Es ist kurz vor 7, draußen noch stockdunkel, alles wunderbar ruhig. Der Lebensrythmus verlagert sich immer mehr zum Morgen hin, was ich mir im früheren Leben als Städterin nie hätte träumen lassen. Wie viele andere meinte ich, ein „Nachtmensch“ zu sein, geboren aus dem Trotz gegen jedes „früh aufstehen und zur Arbeit gehen“, obwohl ich letzteres mit wenigen Ausnahmen zeitlebens vermeiden konnte. Später gehörte es dann zu meinem Selbstbild: Nachts, wenn der „Normale“ schläft, werde ich erst richtig umtriebig….
Heute weiß ich, daß es die, den oder das „Normale“ nicht gibt, allenfalls als kollektive Wunschvorstellung zur Abwehr von Ängsten und Unsicherheiten. Da es jedoch immer unmöglicher wird, „kollektive Vorstellungen“ zu entwickeln, übernehmen das mehr und mehr die Überwachungskameras, die Wachdienste und Kontrollen des öffentlichen Raums. Nicht mehr der innere (Selbst-) Zwang, die eigene Psyche halbwegs normenkompatibel zu halten, ist gefragt, sondern es genügt, äußerlich nicht weiter aufzufallen. 20.000 „kontrollierte Communities“ soll es in den USA bereits geben, lese ich in der ZEIT.
In Gottesgabe, wo jeder jeden auch unbekannterweise grüßt, ist all das weit weg. Jetzt im beginnenden Winter gehe ich kaum mehr raus und manchmal spüre ich, wie es an Eindrücken mangelt. In Berlin konnte ich eben mal fünf Minuten bis zur Markthalle gehen, wo „das Leben tobte“, zu jeder Jahreszeit. Anders als in den neuen sterilen Shopping-Malls ist eine altberliner Markthalle ein eigenes Biotop: Händler und Angestellte, die von morgens um 6 bis abends um 7 praktisch dort „leben“, Stammkundschaft aus dem Kiez, wenige Touristen und allerlei Randständige: Männer aus südlichen Ländern, die den ganzen Tag an zentralen Plätzen stehen und reden, jugendliche Schnorrer mit ihren Hunden vor den Eingängen, Säufer mit Sixpacks auf den Bänken vor der Halle – und alles friedlich, noch ganz ohne Kameras.

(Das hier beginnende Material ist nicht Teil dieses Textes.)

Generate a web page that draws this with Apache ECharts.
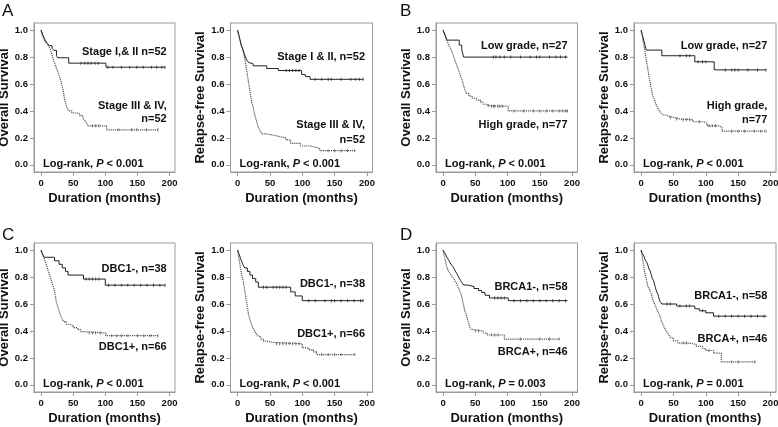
<!DOCTYPE html>
<html>
<head>
<meta charset="utf-8"/>
<title>Kaplan-Meier</title>
<script src="https://cdn.jsdelivr.net/npm/echarts@6/dist/echarts.min.js"></script>
</head>
<body style="margin:0;background:#fff">
<div id="main" style="width:778px;height:427px;"></div>
<script>
// tick labels
var xTicks = [0, 50, 100, 150, 200];
var yTicks = [0, 0.2, 0.4, 0.6, 0.8, 1.0];

// A: stage  (time in months, survival)
var osStageEarly = [[0,1],[1.5,0.98],[3,0.96],[5,0.94],[7,0.92],[10,0.9],[13,0.885],[17,0.865],[20,0.85],[24,0.81],[26,0.795],[43,0.755],[101,0.725],[193,0.725]];
var osStageEarlyCens = [62,68,73,78,84,89,104,112,125,138,149,159,172,180,188,193];
var osStageLate = [[0,1],[2,0.96],[4,0.94],[6,0.92],[9,0.9],[12,0.88],[15,0.85],[18,0.8],[20,0.77],[23,0.73],[26,0.69],[29,0.65],[31,0.62],[33,0.58],[35,0.54],[36,0.5],[38,0.46],[40,0.43],[43,0.4],[48,0.385],[56,0.38],[60,0.365],[65,0.345],[68,0.33],[71,0.31],[73,0.29],[102,0.26],[182,0.26]];
var osStageLateCens = [80,85,90,120,141,149,164,182];
var rfsStageEarly = [[0,1],[1,0.98],[2,0.96],[3,0.94],[4,0.92],[5,0.9],[6,0.88],[8,0.86],[10,0.83],[12,0.8],[14,0.78],[17,0.76],[20,0.75],[24,0.735],[45,0.715],[63,0.7],[99,0.67],[105,0.655],[112,0.635],[194,0.635]];
var rfsStageEarlyCens = [75,80,85,90,95,120,130,140,145,160,175,182,188,194];
var rfsStageLate = [[0,1],[1,0.98],[2,0.96],[3,0.94],[4,0.92],[5,0.9],[7,0.87],[9,0.83],[11,0.79],[12,0.76],[13,0.73],[14,0.7],[15,0.67],[16,0.64],[17,0.61],[18,0.58],[19,0.55],[20,0.52],[21,0.49],[22,0.46],[24,0.43],[25,0.4],[27,0.36],[29,0.33],[31,0.29],[33,0.27],[35,0.25],[38,0.23],[45,0.22],[55,0.21],[65,0.2],[75,0.185],[82,0.16],[97,0.14],[112,0.13],[122,0.12],[127,0.105],[181,0.105]];
var rfsStageLateCens = [140,150,160,170,181];

// B: grade
var osLow = [[0,1],[3,0.963],[6,0.926],[25,0.889],[29,0.852],[32,0.8],[193,0.8]];
var osLowCens = [78,82,88,95,105,120,135,145,150,165,175,182,190];
var osHigh = [[0,1],[1,0.987],[2,0.974],[3,0.96],[5,0.935],[7,0.91],[9,0.885],[12,0.86],[14,0.835],[16,0.81],[18,0.78],[20,0.755],[22,0.73],[24,0.7],[26,0.675],[28,0.65],[30,0.62],[32,0.585],[34,0.555],[36,0.53],[40,0.51],[45,0.495],[52,0.48],[58,0.465],[62,0.45],[66,0.44],[72,0.435],[101,0.4],[193,0.4]];
var osHighCens = [70,75,78,80,85,88,92,110,125,140,150,160,170,180,185,190,193];
var rfsLow = [[0,1],[2,0.963],[4,0.926],[6,0.889],[8,0.852],[32,0.81],[83,0.765],[113,0.705],[193,0.705]];
var rfsLowCens = [60,70,75,88,95,100,130,140,145,150,165,180,193];
var rfsHigh = [[0,1],[1,0.975],[2,0.95],[3,0.925],[4,0.9],[5,0.87],[6,0.84],[7,0.81],[8,0.78],[9,0.75],[10,0.72],[11,0.69],[12,0.66],[13,0.635],[14,0.61],[15,0.585],[16,0.56],[17,0.535],[18,0.51],[20,0.49],[22,0.465],[24,0.44],[26,0.42],[28,0.4],[31,0.385],[34,0.37],[38,0.36],[44,0.35],[52,0.34],[62,0.335],[80,0.32],[96,0.31],[102,0.29],[120,0.28],[125,0.25],[193,0.25]];
var rfsHighCens = [45,55,65,70,75,90,105,110,115,140,150,160,175,185,193];

// C: DBC1
var osDbcNeg = [[0,1],[2,0.974],[5,0.947],[21,0.921],[28,0.895],[33,0.868],[38,0.842],[42,0.815],[66,0.785],[100,0.74],[193,0.74]];
var osDbcNegCens = [70,75,80,85,90,105,115,125,135,145,155,165,175,185,193];
var osDbcPos = [[0,1],[1,0.985],[2,0.97],[3,0.955],[5,0.94],[7,0.91],[9,0.88],[11,0.85],[13,0.82],[15,0.79],[17,0.76],[19,0.73],[21,0.7],[22,0.67],[23,0.64],[24,0.61],[26,0.58],[28,0.55],[30,0.52],[32,0.5],[35,0.47],[39,0.45],[44,0.44],[50,0.425],[57,0.41],[62,0.395],[66,0.385],[101,0.365],[182,0.365]];
var osDbcPosCens = [75,80,85,92,110,118,125,135,150,160,170,182];
var rfsDbcNeg = [[0,1],[2,0.974],[4,0.947],[6,0.921],[8,0.895],[11,0.868],[15,0.842],[19,0.815],[23,0.789],[28,0.763],[32,0.725],[82,0.69],[89,0.66],[100,0.625],[194,0.625]];
var rfsDbcNegCens = [40,45,55,60,65,70,75,110,120,135,145,150,160,170,180,190,194];
var rfsDbcPos = [[0,1],[1,0.97],[2,0.94],[3,0.91],[4,0.88],[5,0.85],[6,0.82],[8,0.79],[9,0.76],[10,0.73],[11,0.7],[12,0.67],[13,0.64],[14,0.61],[15,0.58],[16,0.55],[17,0.52],[18,0.5],[20,0.47],[22,0.44],[24,0.42],[26,0.4],[29,0.38],[32,0.36],[36,0.34],[40,0.325],[45,0.315],[55,0.305],[100,0.275],[110,0.26],[117,0.245],[122,0.225],[181,0.225]];
var rfsDbcPosCens = [60,65,70,75,80,85,90,95,130,140,150,160,181];

// D: BRCA1
var osBrcaNeg = [[0,1],[2,0.983],[4,0.966],[6,0.948],[8,0.931],[10,0.914],[12,0.897],[15,0.879],[17,0.862],[19,0.845],[21,0.828],[23,0.81],[25,0.793],[27,0.776],[29,0.759],[32,0.741],[38,0.73],[48,0.715],[55,0.7],[60,0.685],[65,0.665],[72,0.645],[101,0.625],[193,0.625]];
var osBrcaNegCens = [80,85,90,95,110,120,130,140,150,160,170,180,190];
var osBrcaPos = [[0,1],[1,0.978],[2,0.957],[3,0.935],[4,0.913],[5,0.891],[6,0.87],[8,0.848],[11,0.826],[14,0.804],[17,0.783],[20,0.761],[22,0.739],[24,0.717],[26,0.696],[28,0.674],[29,0.652],[30,0.63],[31,0.609],[32,0.587],[33,0.565],[34,0.543],[36,0.522],[37,0.5],[38,0.478],[40,0.457],[41,0.435],[43,0.413],[44,0.4],[62,0.385],[68,0.37],[95,0.34],[180,0.34]];
var osBrcaPosCens = [50,55,75,80,85,120,150,165,180];
var rfsBrcaNeg = [[0,1],[1,0.983],[3,0.966],[5,0.948],[6,0.931],[8,0.914],[10,0.897],[11,0.879],[12,0.862],[14,0.845],[15,0.828],[16,0.81],[17,0.793],[19,0.776],[20,0.759],[21,0.741],[22,0.724],[23,0.707],[24,0.69],[26,0.672],[27,0.655],[28,0.638],[29,0.621],[32,0.6],[55,0.585],[83,0.565],[90,0.55],[100,0.535],[112,0.51],[194,0.51]];
var rfsBrcaNegCens = [40,45,60,70,75,95,120,130,140,150,160,170,180,190];
var rfsBrcaPos = [[0,1],[1,0.978],[2,0.935],[3,0.913],[4,0.891],[5,0.848],[6,0.826],[7,0.804],[8,0.783],[9,0.761],[10,0.739],[12,0.717],[14,0.696],[16,0.674],[17,0.652],[18,0.63],[20,0.609],[22,0.587],[24,0.565],[26,0.543],[28,0.522],[30,0.5],[31,0.478],[33,0.457],[35,0.435],[37,0.413],[40,0.391],[43,0.37],[46,0.348],[50,0.326],[57,0.31],[75,0.3],[85,0.285],[95,0.27],[100,0.255],[112,0.235],[124,0.17],[176,0.17]];
var rfsBrcaPosCens = [65,70,105,140,150,176];

var fam = '"Liberation Sans", Arial, sans-serif';
var boxL = [34, 230.5, 436, 634];
var boxW = [141, 142, 141.5, 142];
var boxT = [23, 243];
var boxH = 149;

var panels = [
    {r:0, c:0, yName:'Overall Survival', a:osStageEarly, ac:osStageEarlyCens, b:osStageLate, bc:osStageLateCens, p:'< 0.001', rOff:8.3,
     labels:[['Stage I,& II n=52',29.3],['Stage III & IV,',82.7],['n=52',95.7]]},
    {r:0, c:1, yName:'Relapse-free Survival', a:rfsStageEarly, ac:rfsStageEarlyCens, b:rfsStageLate, bc:rfsStageLateCens, p:'< 0.001', rOff:7.5,
     labels:[['Stage I & II, n=52',34.3],['Stage III & IV,',102.3],['n=52',116.7]]},
    {r:0, c:2, yName:'Overall Survival', a:osLow, ac:osLowCens, b:osHigh, bc:osHighCens, p:'< 0.001', rOff:10,
     labels:[['Low grade, n=27',22.7],['High grade, n=77',101.7]]},
    {r:0, c:3, yName:'Relapse-free Survival', a:rfsLow, ac:rfsLowCens, b:rfsHigh, bc:rfsHighCens, p:'< 0.001', rOff:8.7,
     labels:[['Low grade, n=27',22.7],['High grade,',83.3],['n=77',96.7]]},
    {r:1, c:0, yName:'Overall Survival', a:osDbcNeg, ac:osDbcNegCens, b:osDbcPos, bc:osDbcPosCens, p:'< 0.001', rOff:8.3,
     labels:[['DBC1-, n=38',25.7],['DBC1+, n=66',104.3]]},
    {r:1, c:1, yName:'Relapse-free Survival', a:rfsDbcNeg, ac:rfsDbcNegCens, b:rfsDbcPos, bc:rfsDbcPosCens, p:'< 0.001', rOff:7.5,
     labels:[['DBC1-, n=38',41],['DBC1+, n=66',90.7]]},
    {r:1, c:2, yName:'Overall Survival', a:osBrcaNeg, ac:osBrcaNegCens, b:osBrcaPos, bc:osBrcaPosCens, p:'= 0.003', rOff:10,
     labels:[['BRCA1-, n=58',44.3],['BRCA+, n=46',109.3]]},
    {r:1, c:3, yName:'Relapse-free Survival', a:rfsBrcaNeg, ac:rfsBrcaNegCens, b:rfsBrcaPos, bc:rfsBrcaPosCens, p:'= 0.001', rOff:8.7,
     labels:[['BRCA1-, n=58',52.7],['BRCA+, n=46',96]]}
];

// survival value of a step curve at time t
function survAt(curve, t) {
    var s = curve[0][1];
    for (var k = 0; k < curve.length; k++) {
        if (curve[k][0] <= t) s = curve[k][1];
    }
    return s;
}
function censPoints(curve, times) {
    return times.map(function (t) { return [t, survAt(curve, t)]; });
}

var grids = [], xAxes = [], yAxes = [], series = [], graphics = [];
var tickStyle = {color: '#999', width: 1};
var labelStyle = {fontSize: 9.5, fontWeight: 'bold', color: '#111', fontFamily: fam};
var nameStyle = {fontSize: 13, fontWeight: 'bold', color: '#111', fontFamily: fam};

panels.forEach(function (pn, i) {
    var L = boxL[pn.c], W = boxW[pn.c], T = boxT[pn.r];
    grids.push({left: L, top: T, width: W, height: boxH, show: true, borderColor: '#999', borderWidth: 1,
        containLabel: false, outerBoundsMode: 'none'});
    xAxes.push({
        gridIndex: i, type: 'value', min: -11, max: 208.5,
        axisLine: {show: true, onZero: false, lineStyle: tickStyle},
        axisTick: {show: true, customValues: xTicks, length: 4, lineStyle: tickStyle},
        axisLabel: Object.assign({customValues: xTicks, margin: 6}, labelStyle),
        splitLine: {show: false},
        name: 'Duration (months)', nameLocation: 'middle', nameGap: 20, nameTextStyle: nameStyle
    });
    yAxes.push({
        gridIndex: i, type: 'value', min: -0.053, max: 1.053,
        axisLine: {show: true, onZero: false, lineStyle: tickStyle},
        axisTick: {show: true, customValues: yTicks, length: 4, lineStyle: tickStyle},
        axisLabel: Object.assign({customValues: yTicks, margin: 6, formatter: function (v) { return v.toFixed(1); }}, labelStyle),
        splitLine: {show: false},
        name: pn.yName, nameLocation: 'middle', nameGap: 20, nameTextStyle: nameStyle
    });
    series.push({type: 'line', xAxisIndex: i, yAxisIndex: i, step: 'end', symbol: 'none', data: pn.b,
        lineStyle: {color: '#555', width: 1.2, type: [1.2, 0.9]}, silent: true});
    series.push({type: 'line', xAxisIndex: i, yAxisIndex: i, step: 'end', symbol: 'none', data: pn.a,
        lineStyle: {color: '#222', width: 1}, silent: true});
    series.push({type: 'scatter', xAxisIndex: i, yAxisIndex: i, symbol: 'rect', symbolSize: [1, 3],
        data: censPoints(pn.b, pn.bc), itemStyle: {color: '#555'}, silent: true});
    series.push({type: 'scatter', xAxisIndex: i, yAxisIndex: i, symbol: 'rect', symbolSize: [1, 3],
        data: censPoints(pn.a, pn.ac), itemStyle: {color: '#222'}, silent: true});

    pn.labels.forEach(function (lb) {
        graphics.push({type: 'text', x: L + W - pn.rOff, y: T + lb[1], silent: true,
            style: {text: lb[0], align: 'right', verticalAlign: 'middle', fill: '#111',
                font: 'bold 11px ' + fam}});
    });
    graphics.push({type: 'text', x: L + 9, y: T + 140.7, silent: true,
        style: {text: 'Log-rank, {i|P} ' + pn.p, align: 'left', verticalAlign: 'middle', fill: '#111',
            font: 'bold 11px ' + fam,
            rich: {i: {fontStyle: 'italic', fontWeight: 'bold', fontSize: 11, fontFamily: fam, fill: '#111'}}}});
});

// panel letters
[['A', 2, 11.5], ['B', 400, 11.5], ['C', 2, 235.5], ['D', 400, 235.5]].forEach(function (lt) {
    graphics.push({type: 'text', x: lt[1], y: lt[2], silent: true,
        style: {text: lt[0], align: 'left', verticalAlign: 'middle', fill: '#111', font: '17px ' + fam}});
});

var myChart = echarts.init(document.getElementById('main'), null, {renderer: 'canvas'});
myChart.setOption({
    animation: false,
    backgroundColor: '#fff',
    grid: grids,
    xAxis: xAxes,
    yAxis: yAxes,
    series: series,
    graphic: graphics
});
</script>
</body>
</html>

Vielleicht besuche ich Berlin bald mal für zwei Tage, das reicht dann wieder für einige Wochen Ereignislosigkeit. Denn im Grunde bin ich unglaublich statisch im realen Raum verhaftet. Dauernd herumfahren, reisen, pendeln, Freunde hier und Veranstaltungen dort besuchen – unvorstellbar! Der Eniergieaufwand und die kontinuierliche Einspannung des Bewußtseins in das jeweilige Geschehen, dieses Vergessen des Beobachters zugunsten des Machers, ohne das so eine Mobilität nicht zu leisten ist, reizt mich in keiner Weise. Da vergesse ich mich lieber beim Webdesign, das ist jederzeit unterbrechbar.
Wenn ich heutige Kinder sehe, die von ihren Eltern bereitwillig von hier nach da kutschiert werden, dort zum Förderunterricht, hier zum Kindergeburtstag, da in die Sportstunde – Kinder, die schon von Anfang an lernen, in vielen Räumen an wechselnden Orten zu leben, oft auch in verschiedenen Elternhaushalten abwechselnd, sehe ich keine Probleme mit der „Flexibilität und Dynamik“ dieser neuen Generation. Sie werden keine Bindungen mehr an einen RAUM entwickeln und sie lernen, daß alles veranstaltet und gemacht werden muß. Sie werden die Welt, die wir ihnen hinterlassen, problemlos managen.